Although testing painted an early performance picture, it failed to show a true running order, but at the Autodromo Hermanos Rodriquez, the puzzle will come together. It will be complete.


Due to different track conditions, however, we should expect that some aspects of performance from testing will change. Adapting to this quickly and with versatility will be critical.


Expect to see every team on the grid maximise their data collection in practice, because once we go into qualifying, there’s no turning back.


Altitude Challenges

To the untrained eye, different circuit conditions can appear to be trivial, but we mean it when we say it: The Autodromo Hermanos Rodriguez is unlike any other circuit we’ll race on in 2024.


Situated more than two-kilometres above sea level, the track has the highest altitude of any venue on the Season 10 calendar, and this will have a major impact on car performance.


Mexico City’s high altitude means that the air is extremely thin, and as a result, cars will be exposed to less drag as soon as we start running.


Facing less drag will increase a car’s top speed on straights, but more importantly, the lower air resistance will increase the amount of energy we can save.


Consequently, we’ll not only be able to run at higher speeds, but we’ll be able to run a more energy efficient race. It’s a win-win situation, but it also comes with a trade-off.


Tyre Temperatures

Alongside the benefits of higher top speeds and improved energy efficiency, having less drag also reduces downforce, and on a technical circuit like Mexico City, this can pose a disadvantage.


Less downforce will decrease tyre load, and this, in turn, can pose a critical problem in corners due to more sliding.


Not only is sliding through turns detrimental to lap time, but it can also cause tyres to overheat, and when tyres are outside of their optimal operating window, performance can nosedive.


In Formula E, overheated tyres can even impact energy consumption and efficiency, and therefore, affect race strategy. As such, finding a compromise on car setup is key in this situation.


By finding a careful balance, we will be able to extract the benefit of improved straight-line speed and better energy efficiency, all while maintaining balanced tyre temperatures.


Unlocking and uncovering this area of performance will be the key to optimising our weekend.


Countless Overtaking Opportunities

In Formula E, overtaking is the name of the game, and with a variety of straights and heavy braking zones, Mexico City is the perfect circuit for racing.


During a lap of the Autodromo Hermanos Rodriquez, the right-hander of Turn One is the best place to overtake, but with a bit of courage, it is also possible to pass in Turns Three and 12.


In the 2023 Mexico City E-Prix – the first race of Formula E’s Gen3 era – we saw that overtaking can sometimes be challenging, however.
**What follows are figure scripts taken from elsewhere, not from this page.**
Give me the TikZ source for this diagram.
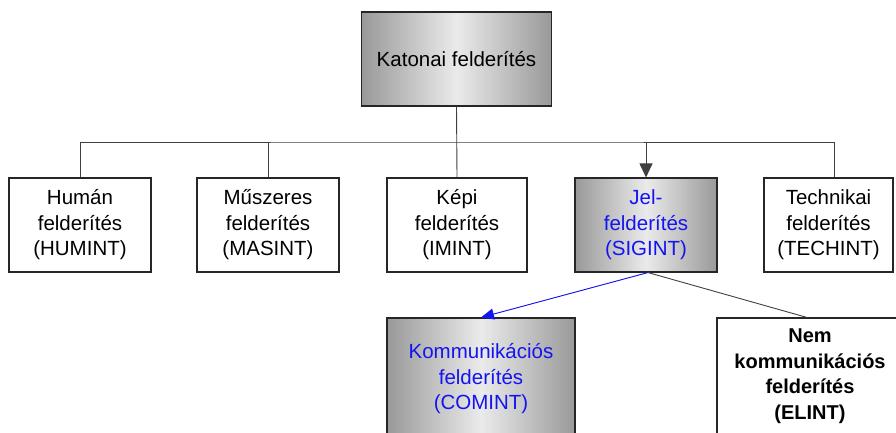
\documentclass[tikz,border=0pt]{standalone}
\usepackage{fontspec}
\setmainfont{Liberation Sans}
\usetikzlibrary{arrows.meta}
\definecolor{txtblue}{RGB}{20,20,240}
\begin{document}
\begin{tikzpicture}[x=1pt,y=-1pt,
  box/.style={draw=black!85, line width=1.1pt, inner sep=0pt, align=center,
    font=\fontsize{20.5}{25.5}\selectfont, minimum height=94pt},
  gbox/.style={box, left color=black!40, right color=black!40, middle color=black!8},
  conn/.style={draw=black!75, line width=0.9pt},
  arr/.style={-{Triangle[length=14pt,width=13pt]}}]
\clip (0,0) rectangle (896,432);
\fill[white] (0,0) rectangle (896,432);

\node[gbox, minimum width=190pt] (top) at (456.5,59) {Katonai felderítés};

\node[box, minimum width=142pt] (hum) at (80,225) {Humán\\felderítés\\(HUMINT)};
\node[box, minimum width=142pt] (mus) at (268,225) {Műszeres\\felderítés\\(MASINT)};
\node[box, minimum width=140pt] (kep) at (457,225) {Képi\\felderítés\\(IMINT)};
\node[gbox, minimum width=142pt, text=txtblue] (jel) at (646,225) {Jel-\\felderítés\\(SIGINT)};
\node[box, minimum width=129pt] (tech) at (828.5,225) {Technikai\\felderítés\\(TECHINT)};

\node[gbox, minimum width=188pt, minimum height=122pt, text=txtblue] (komm) at (481,379) {Kommunikációs\\felderítés\\(COMINT)};
\node[box, minimum width=186pt, minimum height=116pt, font=\fontsize{20}{25.5}\selectfont\bfseries] (nem) at (810,376) {Nem\\kommunikációs\\felderítés\\(ELINT)};

\coordinate (tn) at ([xshift=5.5pt]tech.north);
\coordinate (j) at (456.5,142);

\draw[conn] (top.south) -- (kep.north);
\draw[conn] (hum.north) |- (j) -| (tn);
\draw[conn] (mus.north) -- (mus.north |- j);
\draw[conn, arr, fill=black] (jel.north |- j) -- (jel.north);
\draw[draw=txtblue, line width=0.9pt, -{Triangle[length=13pt,width=11pt]}, fill=txtblue] ([xshift=2pt]jel.south) -- (komm.north);
\draw[conn] ([xshift=2pt]jel.south) -- ([xshift=-3pt]nem.north);
\end{tikzpicture}
\end{document}
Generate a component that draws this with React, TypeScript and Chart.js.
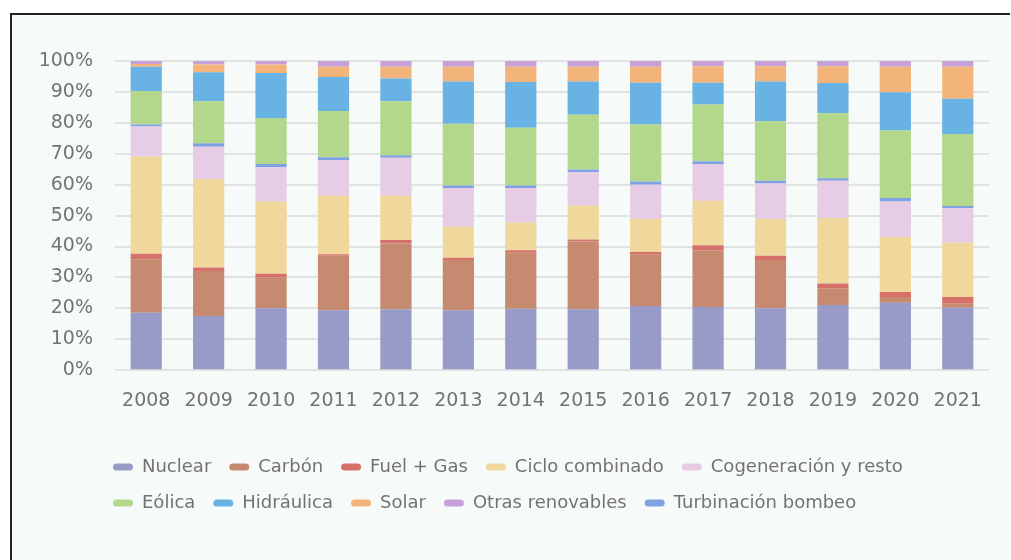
import React, { useEffect, useRef } from "react";
import { Chart, registerables } from "chart.js";

Chart.register(...registerables);

const years = ["2008", "2009", "2010", "2011", "2012", "2013", "2014", "2015", "2016", "2017", "2018", "2019", "2020", "2021"];

// shares in % (stack order bottom -> top)
const nuclear = [18.6, 17.5, 20.0, 19.4, 19.7, 19.4, 19.9, 19.7, 20.8, 20.4, 20.0, 21.1, 21.8, 20.2];
const carbon = [17.3, 14.6, 9.9, 17.6, 21.3, 16.2, 18.1, 21.9, 16.5, 18.4, 15.6, 5.4, 1.9, 1.3];
const fuelGas = [1.8, 1.1, 1.3, 0.5, 1.1, 0.8, 0.8, 0.7, 0.9, 1.6, 1.4, 1.5, 1.6, 2.2];
const cicloCombinado = [31.4, 28.6, 23.4, 18.9, 14.3, 10.0, 9.0, 10.9, 10.7, 14.4, 11.9, 21.2, 17.8, 17.6];
const cogeneracion = [9.7, 10.5, 11.0, 11.6, 12.3, 12.5, 11.1, 10.8, 11.1, 11.9, 11.5, 12.1, 11.5, 11.1];
const turbinacion = [0.7, 1.1, 1.1, 0.9, 0.8, 0.8, 0.8, 0.9, 1.0, 0.9, 0.9, 0.8, 1.1, 0.7];
const eolica = [10.8, 13.6, 14.9, 14.9, 17.5, 20.0, 18.7, 17.7, 18.5, 18.3, 19.2, 21.0, 21.8, 23.3];
const hidraulica = [7.8, 9.4, 14.5, 11.0, 7.3, 13.7, 14.8, 10.8, 13.5, 7.1, 12.9, 9.8, 12.4, 11.4];
const solar = [0.9, 2.5, 2.8, 3.3, 3.8, 4.7, 4.9, 4.7, 5.1, 5.3, 4.9, 5.4, 8.2, 10.3];
const otrasRenovables = [1.0, 1.1, 1.1, 1.9, 1.9, 1.9, 1.9, 1.9, 1.9, 1.7, 1.7, 1.7, 1.9, 1.9];

const yTicks = [0, 10, 20, 30, 40, 50, 60, 70, 80, 90, 100];

const seriesNames = ["Nuclear", "Carbón", "Fuel + Gas", "Ciclo combinado", "Cogeneración y resto", "Turbinación bombeo", "Eólica", "Hidráulica", "Solar", "Otras renovables"];
const seriesData = [nuclear, carbon, fuelGas, cicloCombinado, cogeneracion, turbinacion, eolica, hidraulica, solar, otrasRenovables];
const seriesColors = ["#989bc8", "#c58a6f", "#d6706a", "#f0d79b", "#e6cde5", "#7fa2e3", "#b3d78b", "#68b2e4", "#f2b47a", "#c8a0d8"];
// legend display order
const legendOrder = ["Nuclear", "Carbón", "Fuel + Gas", "Ciclo combinado", "Cogeneración y resto", "Eólica", "Hidráulica", "Solar", "Otras renovables", "Turbinación bombeo"];

const legendShift = {
  id: "legendShift",
  afterLayout(chart: any) {
    const lg = chart.legend;
    if (!lg) return;
    const dx = -20;
    const dy = 17;
    lg.left += dx;
    lg.right += dx;
    lg.top += dy;
    lg.bottom += dy;
  },
};

export default function App() {
  const canvasRef = useRef<HTMLCanvasElement | null>(null);

  useEffect(() => {
    if (!canvasRef.current) return;
    document.documentElement.style.overflow = "hidden";
    document.body.style.overflow = "hidden";
    Chart.defaults.font.family = "'DejaVu Sans', sans-serif";
    const chart = new Chart(canvasRef.current, {
      type: "bar",
      data: {
        labels: years,
        datasets: seriesNames.map((name, i) => ({
          label: name,
          data: seriesData[i],
          backgroundColor: seriesColors[i],
          borderWidth: 0,
          barPercentage: 0.5,
          categoryPercentage: 1,
        })),
      },
      options: {
        animation: false,
        responsive: true,
        maintainAspectRatio: false,
        layout: { padding: { left: 27, right: 21, top: 46, bottom: 55 } },
        scales: {
          x: {
            stacked: true,
            grid: { display: false },
            border: { display: false },
            ticks: {
              color: "#737373",
              font: { size: 19 },
              padding: 11,
              autoSkip: false,
              maxRotation: 0,
            },
          },
          y: {
            stacked: true,
            min: 0,
            max: 100,
            afterFit: (s: any) => {
              s.width = 76;
            },
            afterBuildTicks: (s: any) => {
              s.ticks = yTicks.map((v) => ({ value: v }));
            },
            grid: { color: "#e1e3e3", lineWidth: 2, drawTicks: false },
            border: { display: false },
            ticks: {
              color: "#737373",
              font: { size: 19 },
              padding: 22,
              callback: (v: any) => `${v}%`,
            },
          },
        },
        plugins: {
          tooltip: { enabled: false },
          legend: {
            position: "bottom",
            align: "start",
            fullSize: false,
            labels: {
              color: "#737373",
              font: { size: 18 },
              boxWidth: 20,
              boxHeight: 7,
              useBorderRadius: true,
              borderRadius: 3.5,
              padding: 18,
              sort: (a: any, b: any) => legendOrder.indexOf(a.text) - legendOrder.indexOf(b.text),
            },
          },
        },
      },
      plugins: [legendShift],
    } as any);
    return () => chart.destroy();
  }, []);

  return (
    <div
      style={{
        position: "absolute",
        left: 10,
        top: 13,
        width: 1000,
        height: 547,
        boxSizing: "border-box",
        borderLeft: "2px solid #222",
        borderTop: "2px solid #222",
        background: "#f6faf8",
        overflow: "hidden",
      }}
    >
      <div style={{ position: "relative", width: 998, height: 545 }}>
        <canvas ref={canvasRef} />
      </div>
    </div>
  );
}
This is where a good strategy comes into play.


Having an energy advantage over other drivers will bring a key competitive edge in arace situation, but while we want to save energy, we also want to efficiently spend energy to optimise lap time.


Finding a consistent and competitive rhythm between consumption and conservation will be critical. This in itself is a long game.


Energy Management

Finding our energy management balance requires a certain approach, and when we go into a race weekend, we have two performance goals in mind.


The first is to unlock raw performance and speed in push laps. To achieve a good result in qualifying, which can open opportunities in the race, this step is essential.


Our second goal is to be quick on energy saving laps in race conditions. Ultimately, if we lack speed in this situation, our hopes will be compounded in the race.


To achieve our second step, we need to compromise. Formula E is about compromise, and every race always demands a measured outlook. We need to be prepared for every scenario.


Balancing deployment with recovery is only one piece of the puzzle, but with real-time insights from Hewlett Packard Enterprise, we can effectively monitor the development of our race to evolve and adapt our strategy and respond accordingly.


With the success we tasted in Season 9, we’re more than well equipped to tackle the task at hand, and with cutting-edge technology, we’re set to hit the ground running in Mexico.